Throughout the rest of the helicopter ride my imagination ran wild as I tried in vain to spot a crocodile in the river below.

A cool change in the lush Daintree Rainforest

With locals insisting I check out the nearby town of Mossman and its famous gorge, located at the foot of the mountains of the Daintree Rainforest, I grabbed my partner and hopped on the back of a scooter to explore the town’s surroundings.

The dramatic temperature change from the beach to the rainforest was amazing – once I hit the mountains the sun’s heat was replaced with a penetrating coolness from the mountains and a fine sprinkling of rain.

I was surprised when, at the end of a twisting road up the mountains, I stumbled across busloads of tourists clad in swimwear. Eager to see where they were swimming, I walked down a narrow track until I reached Mossman Gorge.

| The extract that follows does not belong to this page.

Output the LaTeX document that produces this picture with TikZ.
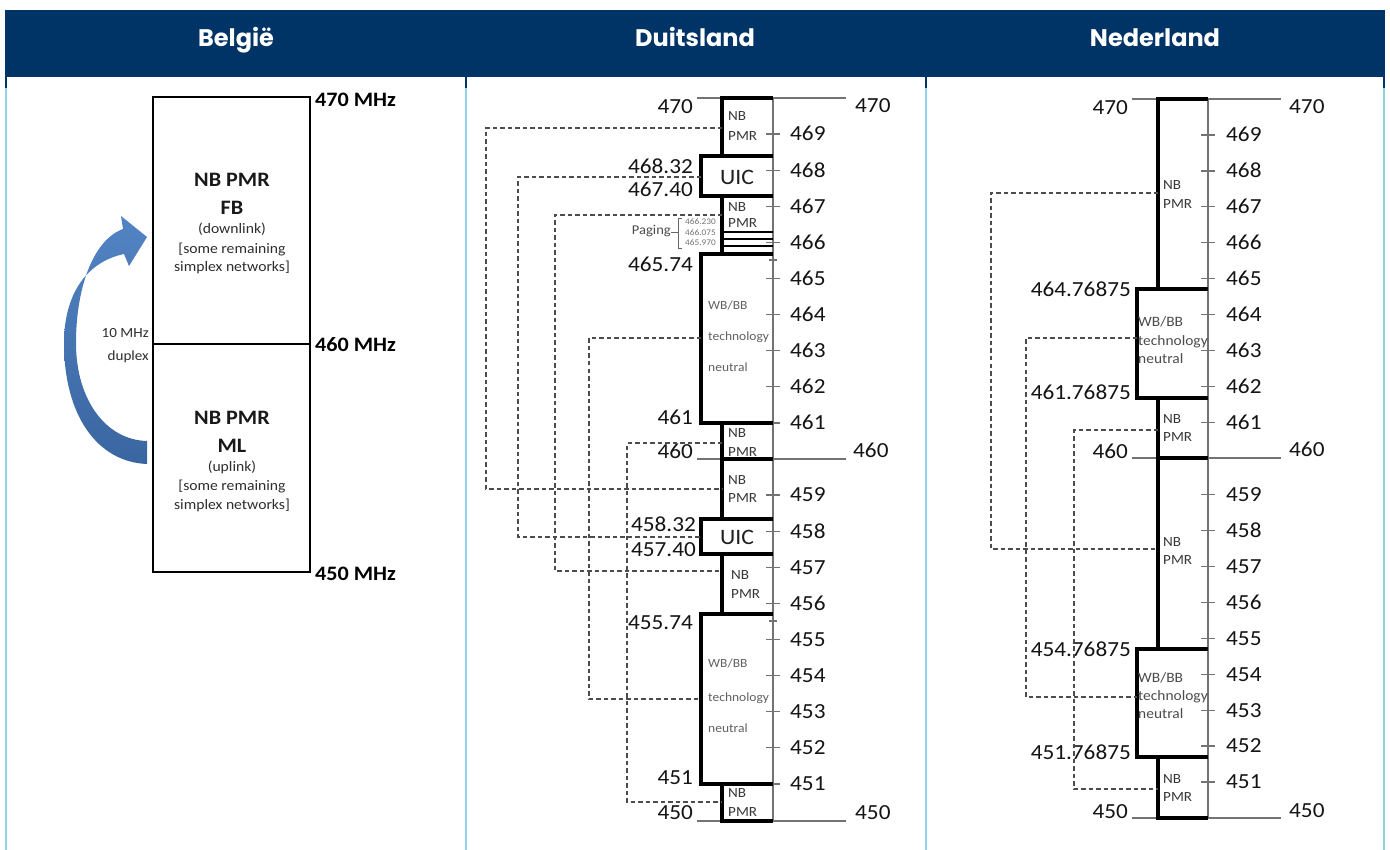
\documentclass[tikz,border=0pt]{standalone}
\usepackage{fontspec}
\setmainfont{Carlito}[FakeStretch=1.08]
\newfontfamily\hdrfont{Poppins}
\definecolor{navy}{HTML}{003366}
\definecolor{sepblue}{HTML}{93D3E6}
\definecolor{arrtop}{HTML}{5283C4}
\definecolor{arrbot}{HTML}{3A66A0}
\tikzset{
  hdr/.style={font=\hdrfont\bfseries\fontsize{24}{24}\selectfont, text=white, inner sep=0pt, text height=17pt, text depth=0pt},
  num/.style={font=\fontsize{21.5}{21.5}\selectfont, text=black!92, inner sep=0pt, text height=13.7pt, text depth=0pt},
  lbl/.style={font=\fontsize{14}{14}\selectfont, text=black!78, inner sep=0pt, text height=9pt, text depth=0pt, anchor=west},
  uic/.style={font=\fontsize{22}{22}\selectfont, text=black!88, inner sep=0pt, text height=14.2pt, text depth=0pt},
  wbg/.style={font=\fontsize{12.5}{12.5}\selectfont, text=black!62, inner sep=0pt, text height=8pt, text depth=0pt, anchor=west},
  wbn/.style={font=\fontsize{14.3}{14.3}\selectfont, text=black!70, inner sep=0pt, text height=9.2pt, text depth=0pt, anchor=west},
  pagn/.style={font=\fontsize{8.6}{8.6}\selectfont, text=black!55, inner sep=0pt, text height=5.5pt, text depth=0pt, anchor=west},
  pag/.style={font=\fontsize{13.5}{13.5}\selectfont, text=black!70, inner sep=0pt, text height=8.7pt, text depth=0pt, anchor=east},
  bmhz/.style={font=\bfseries\fontsize{20.5}{20.5}\selectfont, text=black, inner sep=0pt, text height=13pt, text depth=0pt, anchor=west},
  bbig/.style={font=\bfseries\fontsize{20.5}{20.5}\selectfont, text=black!90, inner sep=0pt, text height=13pt, text depth=0pt},
  bsmall/.style={font=\fontsize{14.5}{14.5}\selectfont, text=black!82, inner sep=0pt, text height=9.3pt, text depth=0pt},
  bdup/.style={font=\fontsize{14}{14}\selectfont, text=black!82, inner sep=0pt, text height=9pt, text depth=0pt, anchor=east},
  boxline/.style={line width=3.3pt, black, line join=miter},
  axisline/.style={line width=1.3pt, black!55},
  conn/.style={line width=1.2pt, black!70, dash pattern=on 4.5pt off 3pt},
  brk/.style={line width=0.9pt, black!60},
  bbox/.style={line width=1.3pt, black},
}
\begin{document}
\begin{tikzpicture}[x=1pt,y=-1pt]
\useasboundingbox (0,0) rectangle (1390,850);
\fill[white] (0,0) rectangle (1390,850);

% ---------- header and column borders ----------
\fill[navy] (5,10) rectangle (1385,77);
\foreach \x in {6,466,926,1384} {
  \draw[navy, line width=2pt] (\x,77) -- (\x,88);
  \draw[sepblue, line width=2pt] (\x,88) -- (\x,850);
}
\node[hdr] (hB) at (236,38) {België};
\node[hdr] (hD) at (695,38) {Duitsland};
\node[hdr] (hN) at (1155,38) {Nederland};

% ---------- Belgie ----------
\draw[bbox] (153,97) rectangle (310,572);
\draw[bbox] (153,344) -- (310,344);
\node[bmhz] (m470) at (315,100) {470 MHz};
\node[bmhz] (m460) at (315,345) {460 MHz};
\node[bmhz] (m450) at (315,574) {450 MHz};
\node[bbig] (bt1) at (232,180) {NB PMR};
\node[bbig] (bt2) at (232,208) {FB};
\node[bsmall] (bt3) at (232,229) {(downlink)};
\node[bsmall] (bt4) at (232,249) {[some remaining};
\node[bsmall] (bt5) at (232,267) {simplex networks]};
\node[bbig] (bb1) at (232,418) {NB PMR};
\node[bbig] (bb2) at (232,446) {ML};
\node[bsmall] (bb3) at (232,467) {(uplink)};
\node[bsmall] (bb4) at (232,486) {[some remaining};
\node[bsmall] (bb5) at (232,505) {simplex networks]};
\node[bdup] (dup1) at (149,333) {10 MHz};
\node[bdup] (dup2) at (149,356) {duplex};
\shade[top color=arrtop, bottom color=arrbot]
  (147,464) .. controls (97,462) and (64,415) .. (64,343)
  .. controls (64,295) and (86,262) .. (124,254)
  -- (129,266) -- (147,237) -- (121,216) -- (123,229)
  .. controls (93,240) and (76,288) .. (76,343)
  .. controls (76,400) and (106,440) .. (147,441) -- cycle;

% ---------- Duitsland ----------
\foreach \y in {98,459,821} \draw[axisline] (697,\y) -- (846,\y);
\draw[axisline] (773,98) -- (773,821);
\foreach \f in {469,468,467,466,465,464,463,462,461,459,458,457,456,455,454,453,452,451} {
  \pgfmathsetmacro\yy{98+(470-\f)*36.1}
  \draw[axisline] (766,\yy) -- (780,\yy);
  \node[num, anchor=west] (gt\f) at (790,\yy) {\f};
}
\draw[axisline] (769,260) -- (777,260);
\draw[axisline] (769,621) -- (777,621);
\foreach \l/\t/\b in {722/98/156, 701/156/196, 722/196/254, 701/254/423, 722/423/459, 722/459/519, 701/519/554, 722/554/614, 701/614/784, 722/784/821}
  \draw[boxline] (773,\t) -- (\l,\t) -- (\l,\b) -- (773,\b);
\foreach \y in {232,239,246} \draw[boxline, line width=2.4pt] (722,\y) -- (773,\y);
% left labels
\node[num, anchor=east] (gl470) at (693,107) {470};
\node[num, anchor=east] (gl46832) at (693,167) {468.32};
\node[num, anchor=east] (gl46740) at (693,190) {467.40};
\node[num, anchor=east] (gl46574) at (693,265) {465.74};
\node[num, anchor=east] (gl461) at (693,418) {461};
\node[num, anchor=east] (gl460) at (693,452) {460};
\node[num, anchor=east] (gl45832) at (696,525) {458.32};
\node[num, anchor=east] (gl45740) at (696,550) {457.40};
\node[num, anchor=east] (gl45574) at (693,623) {455.74};
\node[num, anchor=east] (gl451) at (693,778) {451};
\node[num, anchor=east] (gl450) at (693,813) {450};
\node[num, anchor=west] (gr470) at (855,106) {470};
\node[num, anchor=west] (gr460) at (853,451) {460};
\node[num, anchor=west] (gr450) at (855,813) {450};
% block texts
\node[lbl] (g1a) at (728,116) {NB};
\node[lbl] (g1b) at (728,136) {PMR};
\node[uic] (g2) at (737,177) {UIC};
\node[lbl] (g3a) at (728,207) {NB};
\node[lbl] (g3b) at (728,223) {PMR};
\node[wbg] (g4a) at (708,306) {WB/BB};
\node[wbg] (g4b) at (708,337) {technology};
\node[wbg] (g4c) at (708,367) {neutral};
\node[lbl] (g5a) at (728,433) {NB};
\node[lbl] (g5b) at (728,452) {PMR};
\node[lbl] (g6a) at (728,480) {NB};
\node[lbl] (g6b) at (728,498) {PMR};
\node[uic] (g7) at (737,537) {UIC};
\node[lbl] (g8a) at (731,575) {NB};
\node[lbl] (g8b) at (731,594) {PMR};
\node[wbg] (g9a) at (708,663) {WB/BB};
\node[wbg] (g9b) at (708,697) {technology};
\node[wbg] (g9c) at (708,728) {neutral};
\node[lbl] (g10a) at (728,793) {NB};
\node[lbl] (g10b) at (728,812) {PMR};
% paging
\node[pag] (paging) at (671,230) {Paging};
\draw[brk] (682,218) -- (678.5,218) -- (678.5,248) -- (682,248);
\draw[brk] (paging.east) ++(0,2) -- (678.5,232);
\node[pagn] (p1) at (685,222) {466.230};
\node[pagn] (p2) at (685,232.5) {466.075};
\node[pagn] (p3) at (685,243) {465.970};
% dashed connectors
\coordinate (ga1) at (722,128); \coordinate (ga2) at (722,489);
\coordinate (gb1) at (701,177); \coordinate (gb2) at (701,537);
\coordinate (gc1) at (722,215); \coordinate (gc2) at (722,571);
\coordinate (gd1) at (701,338); \coordinate (gd2) at (701,699);
\coordinate (ge1) at (722,443); \coordinate (ge2) at (722,802);
\draw[conn] (ga1) -- (486,128) |- (ga2);
\draw[conn] (gb1) -- (518,177) |- (gb2);
\draw[conn] (gc1) -- (555,215) |- (gc2);
\draw[conn] (gd1) -- (589,338) |- (gd2);
\draw[conn] (ge1) -- (627,443) |- (ge2);

% ---------- Nederland ----------
\foreach \y in {99,458,818} \draw[axisline] (1132,\y) -- (1281,\y);
\draw[axisline] (1208,99) -- (1208,818);
\foreach \f in {469,468,467,466,465,464,463,462,461,459,458,457,456,455,454,453,452,451} {
  \pgfmathsetmacro\yy{99+(470-\f)*35.95}
  \draw[axisline] (1201,\yy) -- (1215,\yy);
  \node[num, anchor=west] (nt\f) at (1226,\yy) {\f};
}
\foreach \l/\t/\b in {1158/99/289, 1137/289/398, 1158/398/458, 1158/458/649, 1137/649/757, 1158/757/818}
  \draw[boxline] (1208,\t) -- (\l,\t) -- (\l,\b) -- (1208,\b);
\node[num, anchor=east] (nl470) at (1128,108) {470};
\node[num, anchor=east] (nl464) at (1131,290) {464.76875};
\node[num, anchor=east] (nl461) at (1131,393) {461.76875};
\node[num, anchor=east] (nl460) at (1128,452) {460};
\node[num, anchor=east] (nl454) at (1131,650) {454.76875};
\node[num, anchor=east] (nl451) at (1131,753) {451.76875};
\node[num, anchor=east] (nl450) at (1128,812) {450};
\node[num, anchor=west] (nr470) at (1289,107) {470};
\node[num, anchor=west] (nr460) at (1289,450) {460};
\node[num, anchor=west] (nr450) at (1289,811) {450};
\node[lbl] (n1a) at (1163,185) {NB};
\node[lbl] (n1b) at (1163,204) {PMR};
\node[wbn] (n2a) at (1138,322) {WB/BB};
\node[wbn] (n2b) at (1138,341) {technology};
\node[wbn] (n2c) at (1138,359) {neutral};
\node[lbl] (n3a) at (1163,419) {NB};
\node[lbl] (n3b) at (1163,437) {PMR};
\node[lbl] (n4a) at (1163,542) {NB};
\node[lbl] (n4b) at (1163,560) {PMR};
\node[wbn] (n5a) at (1138,678) {WB/BB};
\node[wbn] (n5b) at (1138,696) {technology};
\node[wbn] (n5c) at (1138,714) {neutral};
\node[lbl] (n6a) at (1163,779) {NB};
\node[lbl] (n6b) at (1163,797) {PMR};
\coordinate (na1) at (1158,193); \coordinate (na2) at (1158,549);
\coordinate (nb1) at (1137,338); \coordinate (nb2) at (1137,697);
\coordinate (nc1) at (1158,430); \coordinate (nc2) at (1158,789);
\draw[conn] (na1) -- (991,193) |- (na2);
\draw[conn] (nb1) -- (1026,338) |- (nb2);
\draw[conn] (nc1) -- (1074,430) |- (nc2);
\end{tikzpicture}
\end{document}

Home to the traditional Aboriginal land owners the Kuku Yalanji people, Mossman Gorge is where the river meets huge granite boulders and creates ideal swimming holes.

It is part of the World Heritage listed Daintree Rainforest, which spans 56,000 hectares and dates back more than 100 million years.

Doug Ryan, the Executive Officer of Port Douglas Daintree Tourism, later said that the Mossman Gorge is the second-most visited natural site in Australia, excluding the Great Barrier Reef.

I returned to my hotel room sunburnt and exhilarated. For now I had seen this town, from many different angles – by land, sea, air, and on the back of a scooter with the wind in my hair and the bugs in my eyes.

Fine dining

Port Douglas has more than 28 restaurants and cafes, with one of the standouts being the 56-year-old Nautilus restaurant, a favourite among locals. Tucked away in the surrounds of the rainforest, the restaurant is cosy, dimly lit and lived up to its reputations as a rare gem of an eatery.

As a vegetarian, I’m used to eating out being a challenge. Nautilus came up with some delicious dishes including vichy carrot agnolotti with caramelized coconut butter, and granny smith apple sorbet.

I also experienced part of the Carnivale tradition, which runs from May 22-31, when dining at the Sheraton Mirage for the Longest Lunch, a fine celebration of food and culture. The expertly-crafted deserts were definitely the standout of the meal.

A dip in the Peninsula Hotel’s pool capped my trip off, the perfect way to end an action-packed three days.